Clayton Purdom’s 2014 review of Destiny was titled “I Still Believe in Destiny.” Even now, belief feels like an important part of being a Destiny player. Destiny is a game that blends the optimism of its music, of its narrative, of its space-opera setting with the seemingly unending optimism of its players. Even in its worst missteps, it has always contained a strange grain of hope, the sense that it could be something special if it could wrestle itself free from the convolution of its systems, narrative, and economy, and ascend to something greater. I still hold some of that belief, but more and more I can only see Destiny as something that is purposefully tunneling deeper into that convolution, wrapping itself in ever increasing layers of dysfunctional economics, broken grinds, and fragments of storyline. Perhaps Destiny 2 will be its chance to start anew, to clean the slate of all this mess, yet the fact that I am suggesting such a thing only points to the hold the game’s “ever-forward” philosophy has on its players. Rise of Iron turns to a fictional past in the hope of finding the energy to drive towards this bright future, but in doing so it only highlights the instability of its foundations.

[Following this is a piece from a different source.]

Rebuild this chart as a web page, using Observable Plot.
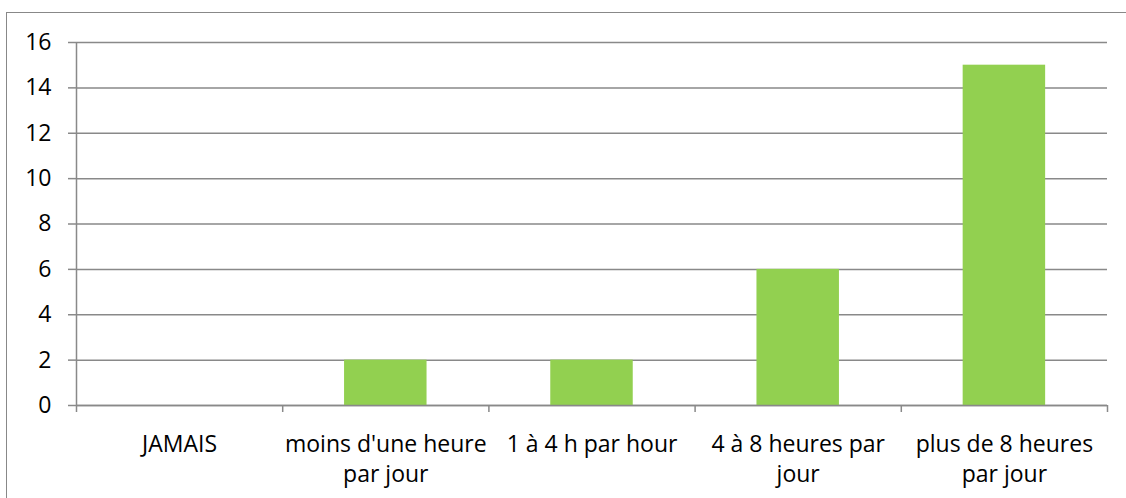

In a detail that I can only laugh at, my most enjoyable time spent with Rise of Iron was in fact spent climbing a mountain. The expansion’s new social space, Felwinter Peak, has a hidden route of precarious rocks that can take players to a hidden, higher summit. I must have spent nearly an hour wrestling with the game’s bizarre and broken jump, tumbling down the mountain to repeated deaths in a comical fashion alongside a handful of strangers. It was so unexpected, so surprising that it ignited something in me, something that found satisfaction in breaking out of the straitjacket of the game’s grind and doing something that felt like breaking the game. Invisible walls are so prevalent and disappointing in Destiny, and so to seemingly pass through one on an ascent to an unknown peak felt new and exciting. I eventually made it to the top, and, standing by a fire on a small rock shelf, I looked over the landscape in all its beauty, snowblown and windswept, dappled by clouded sun and glowing with the fires of some dark project. It was just a backdrop, a suggestion of a place that will never be fully realized. But it almost tricked me into believing, into hoping that one day I might go down there, into the valley and find what I have spent all these hours looking for.
Though, I am starting to wonder if I, or Bungie, would know what that looked like, even if we found it.